Du côté des prévenus, Mes Robert Assaël, Daniel Kinzer et Yaël Hayat contestent toute volonté d’échapper à la justice ou de se jouer des institutions. Ce d’autant plus que la prescription est encore loin s’agissant des accusations les plus graves. «Il n’y a ni manoeuvre, ni abus, ni dérobade.» Soulignant «qu’un procès ne peut pas se tenir sans accusés et sans avocats», la défense demande ajournement et renvoi aux calendes grecques.
Après une petite demi-heure de délibérations, le tribunal constate formellement l’absence de Prakash et Kamal Hinduja, annonce qu’un mandat de comparution leur sera notifié ce jour en mains de leurs conseils afin de se présenter le 25 janvier dans cette même salle, une date qui figure déjà dans la convocation initiale en prévision d’un méli-mélo.

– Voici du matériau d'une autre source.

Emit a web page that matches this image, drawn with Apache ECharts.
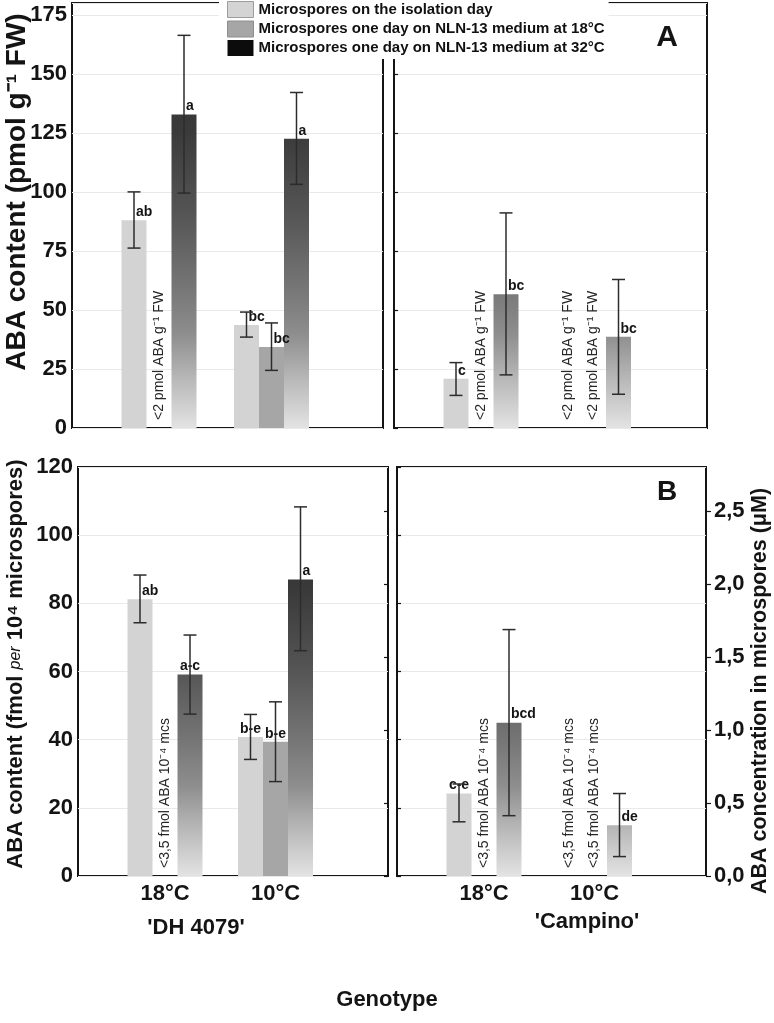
<!DOCTYPE html>
<html>
<head>
<meta charset="utf-8">
<script src="https://cdn.jsdelivr.net/npm/echarts@6/dist/echarts.min.js"></script>
<style>html,body{margin:0;padding:0;background:#fff}#c{width:774px;height:1023px}</style>
</head>
<body>
<div id="c"></div>
<script>
// ---------------- DATA ----------------
const categories = ['18°C', '10°C'];
const seriesNames = [
  'Microspores on the isolation day',
  'Microspores one day on NLN-13 medium at 18°C',
  'Microspores one day on NLN-13 medium at 32°C'
];

// Panel A: ABA content (pmol g-1 FW)
const A_Y_MAX = 180, A_Y_STEP = 25;
const A_LIMIT = '<2 pmol ABA g⁻¹ FW';
// 'DH 4079'
const A_DH_isolation = [88.0, 43.6];
const A_DH_18C = [null, 34.3];
const A_DH_32C = [132.8, 122.5];
const A_DH_isolation_err = [[76.2, 100.0], [38.5, 49.1]];
const A_DH_18C_err = [null, [24.4, 44.5]];
const A_DH_32C_err = [[99.5, 166.3], [103.2, 142.1]];
const A_DH_isolation_letters = ['ab', 'bc'];
const A_DH_18C_letters = [null, 'bc'];
const A_DH_32C_letters = ['a', 'a'];
// 'Campino'
const A_CA_isolation = [20.9, null];
const A_CA_18C = [null, null];
const A_CA_32C = [56.6, 38.6];
const A_CA_isolation_err = [[13.8, 27.7], null];
const A_CA_18C_err = [null, null];
const A_CA_32C_err = [[22.5, 91.1], [14.3, 62.9]];
const A_CA_isolation_letters = ['c', null];
const A_CA_18C_letters = [null, null];
const A_CA_32C_letters = ['bc', 'bc'];

// Panel B: ABA content (fmol per 10^4 microspores)
const B_Y_MAX = 120, B_Y_STEP = 20;
const B_RIGHT_MAX = 2.8;
const B_RIGHT_TICKS = [0, 0.5, 1.0, 1.5, 2.0, 2.5];
const B_LIMIT = '<3,5 fmol ABA 10⁻⁴ mcs';
// 'DH 4079'
const B_DH_isolation = [81.2, 40.8];
const B_DH_18C = [null, 39.4];
const B_DH_32C = [59.1, 87.0];
const B_DH_isolation_err = [[74.3, 88.3], [34.2, 47.4]];
const B_DH_18C_err = [null, [27.7, 51.1]];
const B_DH_32C_err = [[47.5, 70.7], [66.1, 108.3]];
const B_DH_isolation_letters = ['ab', 'b-e'];
const B_DH_18C_letters = [null, 'b-e'];
const B_DH_32C_letters = ['a-c', 'a'];
// 'Campino'
const B_CA_isolation = [24.2, null];
const B_CA_18C = [null, null];
const B_CA_32C = [45.0, 14.9];
const B_CA_isolation_err = [[15.9, 27.0], null];
const B_CA_18C_err = [null, null];
const B_CA_32C_err = [[17.7, 72.3], [5.7, 24.2]];
const B_CA_isolation_letters = ['c-e', null];
const B_CA_18C_letters = [null, null];
const B_CA_32C_letters = ['bcd', 'de'];

// ---------------- LAYOUT / STYLE ----------------
const FONT = '"Liberation Sans", Arial, Helvetica, sans-serif';
const INK = '#141414';
const BAR_W = 25;
const frames = [
  {left: 72, top: 3, width: 311, height: 425},
  {left: 394, top: 3, width: 313, height: 425},
  {left: 78, top: 467, width: 310, height: 409},
  {left: 397, top: 467, width: 309, height: 409}
];
const bands = [112.5, 112.5, 110.5, 110.5];
const FIRST_CENTER = 87;

const panels = [
  {vals: [A_DH_isolation, A_DH_18C, A_DH_32C], errs: [A_DH_isolation_err, A_DH_18C_err, A_DH_32C_err],
   lets: [A_DH_isolation_letters, A_DH_18C_letters, A_DH_32C_letters], max: A_Y_MAX, step: A_Y_STEP, limit: A_LIMIT, leftLabels: true, xLabels: false, showMax: false},
  {vals: [A_CA_isolation, A_CA_18C, A_CA_32C], errs: [A_CA_isolation_err, A_CA_18C_err, A_CA_32C_err],
   lets: [A_CA_isolation_letters, A_CA_18C_letters, A_CA_32C_letters], max: A_Y_MAX, step: A_Y_STEP, limit: A_LIMIT, leftLabels: false, xLabels: false, showMax: false},
  {vals: [B_DH_isolation, B_DH_18C, B_DH_32C], errs: [B_DH_isolation_err, B_DH_18C_err, B_DH_32C_err],
   lets: [B_DH_isolation_letters, B_DH_18C_letters, B_DH_32C_letters], max: B_Y_MAX, step: B_Y_STEP, limit: B_LIMIT, leftLabels: true, xLabels: true, showMax: true},
  {vals: [B_CA_isolation, B_CA_18C, B_CA_32C], errs: [B_CA_isolation_err, B_CA_18C_err, B_CA_32C_err],
   lets: [B_CA_isolation_letters, B_CA_18C_letters, B_CA_32C_letters], max: B_Y_MAX, step: B_Y_STEP, limit: B_LIMIT, leftLabels: false, xLabels: true, showMax: true}
];

function gradFor(fr) {
  // global vertical gradient: dark at the top of the plot, light at the axis
  const stops = [[0, '#e3e3e3'], [0.12, '#b6b6b6'], [0.22, '#8e8e8e'], [0.32, '#787878'],
                 [0.49, '#575757'], [0.7, '#3a3a3a'], [1, '#262626']];
  return new echarts.graphic.LinearGradient(0, fr.top, 0, fr.top + fr.height,
    stops.slice().reverse().map(s => ({offset: 1 - s[0], color: s[1]})), true);
}

function renderErr(params, api) {
  const cat = api.value(0), lo = api.value(1), hi = api.value(2), s = api.value(3);
  const pl = api.coord([cat, lo]);
  const ph = api.coord([cat, hi]);
  const x = pl[0] + (s - 1) * BAR_W;
  const cap = 6.5;
  const st = {stroke: '#2c2c2c', lineWidth: 1.5};
  return {type: 'group', children: [
    {type: 'line', shape: {x1: x, y1: pl[1], x2: x, y2: ph[1]}, style: st},
    {type: 'line', shape: {x1: x - cap, y1: pl[1], x2: x + cap, y2: pl[1]}, style: st},
    {type: 'line', shape: {x1: x - cap, y1: ph[1], x2: x + cap, y2: ph[1]}, style: st}
  ]};
}

const grid = [], xAxis = [], yAxis = [], series = [];
panels.forEach((p, i) => {
  const fr = frames[i];
  const band = bands[i];
  grid.push({left: fr.left, top: fr.top, width: fr.width, height: fr.height, show: true,
             borderColor: INK, borderWidth: 2, backgroundColor: 'transparent', containLabel: false});
  grid.push({left: fr.left + FIRST_CENTER - band / 2, top: fr.top, width: band * 2, height: fr.height, containLabel: false});
  const gF = 2 * i, gB = 2 * i + 1;
  xAxis.push({gridIndex: gF, type: 'value', min: 0, max: 1, show: false});
  xAxis.push({gridIndex: gB, type: 'category', data: categories,
    axisLine: {show: false}, axisTick: {show: false}, splitLine: {show: false},
    axisLabel: p.xLabels ? {show: true, fontSize: 22, fontWeight: 'bold', color: INK, fontFamily: FONT, margin: 7} : {show: false}});
  yAxis.push({gridIndex: gF, type: 'value', min: 0, max: p.max, interval: p.step,
    splitLine: {show: true, lineStyle: {color: '#e9e9e9', width: 1}},
    axisLine: {show: false},
    axisTick: p.leftLabels ? {show: false} : {show: true, inside: true, length: 4, lineStyle: {color: INK, width: 1.2}},
    axisLabel: p.leftLabels ? {show: true, fontSize: 22, fontWeight: 'bold', color: INK, fontFamily: FONT, margin: 5, showMaxLabel: p.showMax} : {show: false}
  });
  const yB = yAxis.length;
  yAxis.push({gridIndex: gB, type: 'value', min: 0, max: p.max, show: false});
  if (i === 2) {
    yAxis.push({gridIndex: gF, type: 'value', position: 'right', min: 0, max: B_RIGHT_MAX,
      splitLine: {show: false}, axisLine: {show: false},
      axisTick: {show: true, inside: true, length: 4, customValues: B_RIGHT_TICKS, lineStyle: {color: INK, width: 1.2}},
      axisLabel: {show: false}});
  }
  if (i === 3) {
    yAxis.push({gridIndex: gF, type: 'value', position: 'right', min: 0, max: B_RIGHT_MAX,
      splitLine: {show: false}, axisLine: {show: false},
      axisTick: {show: true, inside: false, length: 5, customValues: B_RIGHT_TICKS, lineStyle: {color: INK, width: 1.2}},
      axisLabel: {show: true, customValues: B_RIGHT_TICKS, fontSize: 22, fontWeight: 'bold', color: INK, fontFamily: FONT, margin: 8,
                  formatter: v => Number(v).toFixed(1).replace('.', ',')}});
  }
  const colors = ['#d3d3d3', '#a6a6a6', gradFor(fr)];
  const errData = [];
  for (let s = 0; s < 3; s++) {
    const data = p.vals[s].map((v, k) => {
      if (v == null) {
        return {value: 0, label: {show: true, formatter: p.limit, rotate: 90, position: [BAR_W / 2, -8],
          align: 'left', verticalAlign: 'middle', fontSize: 14, fontWeight: 'normal', color: '#262626', fontFamily: FONT}};
      }
      const t = p.lets[s][k];
      const hy = t && t.indexOf('-') >= 0;
      return {value: v, label: {show: !!t, formatter: t || '', position: hy ? [BAR_W / 2, -1] : [BAR_W / 2 + 2, -1],
        align: hy ? 'center' : 'left', verticalAlign: 'bottom', fontSize: 14, fontWeight: 'bold', color: INK, fontFamily: FONT}};
    });
    series.push({type: 'bar', name: seriesNames[s], xAxisIndex: gB, yAxisIndex: yB,
      barWidth: BAR_W, barGap: '0%', itemStyle: {color: colors[s]}, data: data, animation: false, z: 2});
    p.errs[s].forEach((e, k) => { if (e) errData.push([k, e[0], e[1], s]); });
  }
  series.push({type: 'custom', xAxisIndex: gB, yAxisIndex: yB, renderItem: renderErr, data: errData,
    encode: {x: 0, y: [1, 2]}, z: 4, silent: true, animation: false});
});

const chart = echarts.init(document.getElementById('c'), null, {renderer: 'canvas', width: 774, height: 1023});
const txt = (text, x, y, size, extra) => Object.assign({type: 'text', x: x, y: y, z: 20,
  style: {text: text, fontSize: size, fontWeight: 'bold', fontFamily: FONT, fill: INK,
    align: 'center', verticalAlign: 'middle', textAlign: 'center', textVerticalAlign: 'middle'}}, extra || {});

chart.setOption({
  animation: false,
  backgroundColor: '#fff',
  grid: grid, xAxis: xAxis, yAxis: yAxis, series: series,
  legend: {
    left: 219, top: 0, orient: 'vertical', padding: [1, 4, 3, 8], itemWidth: 26, itemHeight: 16, itemGap: 2.5,
    backgroundColor: '#fff', selectedMode: false, icon: 'rect', z: 10,
    textStyle: {fontSize: 15, fontWeight: 'bold', color: '#111', fontFamily: FONT},
    data: [
      {name: seriesNames[0], itemStyle: {color: '#d4d4d4', borderColor: '#9c9c9c', borderWidth: 1}},
      {name: seriesNames[1], itemStyle: {color: '#a6a6a6', borderColor: '#8e8e8e', borderWidth: 1}},
      {name: seriesNames[2], itemStyle: {color: '#0c0c0c'}}
    ]
  },
  graphic: [
    txt('ABA content (pmol g⁻¹ FW)', 17, 192, 28, {rotation: Math.PI / 2}),
    {type: 'text', x: 16, y: 664, rotation: Math.PI / 2, z: 20, style: {
      text: '{b|ABA content (fmol }{i|per}{b| 10⁴ microspores)}',
      align: 'center', verticalAlign: 'middle', textAlign: 'center', textVerticalAlign: 'middle',
      rich: {b: {fontSize: 22, fontWeight: 'bold', fontFamily: FONT, fill: INK, color: INK},
             i: {fontSize: 16, fontStyle: 'italic', fontWeight: 'normal', fontFamily: FONT, fill: INK, color: INK}}}},
    txt('ABA concentration in microspores (μM)', 760, 691, 21.5, {rotation: Math.PI / 2}),
    txt('A', 667, 38, 30),
    txt('B', 667, 492, 28),
    txt("'DH 4079'", 196, 928, 22),
    txt("'Campino'", 587, 922, 22),
    txt('Genotype', 387, 1000, 22)
  ]
});
</script>
</body>
</html>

Par ailleurs et compte tenu de l’absence des avocats, les débats sont ajournés et reprendront ce mercredi pour traiter moult questions préjudicielles. «Ils pourront se faire suppléer s’ils ne sont pas en état», prévient la présidente Sabina Mascotto. Le procès reprendra ensuite le 25 janvier et se poursuivra avec un agenda encore incertain et, probablement, un terrain à nouveau miné.
Le fond du dossier
Les ennuis judiciaires ont commencé en avril 2018 pour cette famille, dont la villa et ses alentours faisaient déjà l’objet d’une surveillance secrète depuis plusieurs mois
Mais de quoi parle-t-on dans cette affaire? Les ennuis judiciaires ont commencé en avril 2018 pour cette famille, dont la villa et ses alentours faisaient déjà l’objet d’une surveillance secrète depuis plusieurs mois. Arrestations d’un jour, perquisitions, séquestres, plaintes, les faits reprochés – et contestés pour l’essentiel – s’étendent sur une vingtaine d’années. En substance, l’acte d’accusation retient que les prévenus ont fait venir – après des passages tortueux et autres visant à tromper les autorités – plusieurs dizaines de ressortissants étrangers, principalement indiens, très pauvres et illettrés, pour entretenir leur confort à un prix fortement réduit. Selon les calculs du parquet, la famille aurait ainsi réalisé, au minimum, 3,5 millions de francs d’économies de salaires et de charges sociales.
Ces domestiques auraient d’abord été logés au sous-sol, dans un abri antiatomique sans fenêtre, puis dans des chambres avec des lits superposés, contraints de travailler sans relâche et sans congé dès l’aurore et jusqu’à tard le soir, rémunérés sur un compte au pays, en roupies et au lance-pierre (de 150 à 500 francs par mois, voire parfois rien du tout), envoyés en vacances non payées, intimidés par un climat de peur, maintenus dans l’isolement et privés de passeport lors de leur séjour genevois. La première plaignante à se manifester, le 23 mars 2018, s’est d’ailleurs enfuie à l’aéroport après avoir travaillé neuf ans durant dans des conditions qu’elle décrira comme infernales.
A noter que Prakash et Kamal Hinduja ont déjà été condamnés le 27 juillet 2007, par ordonnance du juge d’instruction, à une amende de 10 000 francs pour avoir employé du personnel sans autorisation, sans s’acquitter des cotisations sociales et sans pratiquer de salaires décents. Une décision qui n’a visiblement pas fait office de signal d’alarme. «Ces gens-là méprisent la loi, les victimes et la justice», fera remarquer Yves Bertossa lors des premières escarmouches. La suite s’annonce encore plus mouvementée.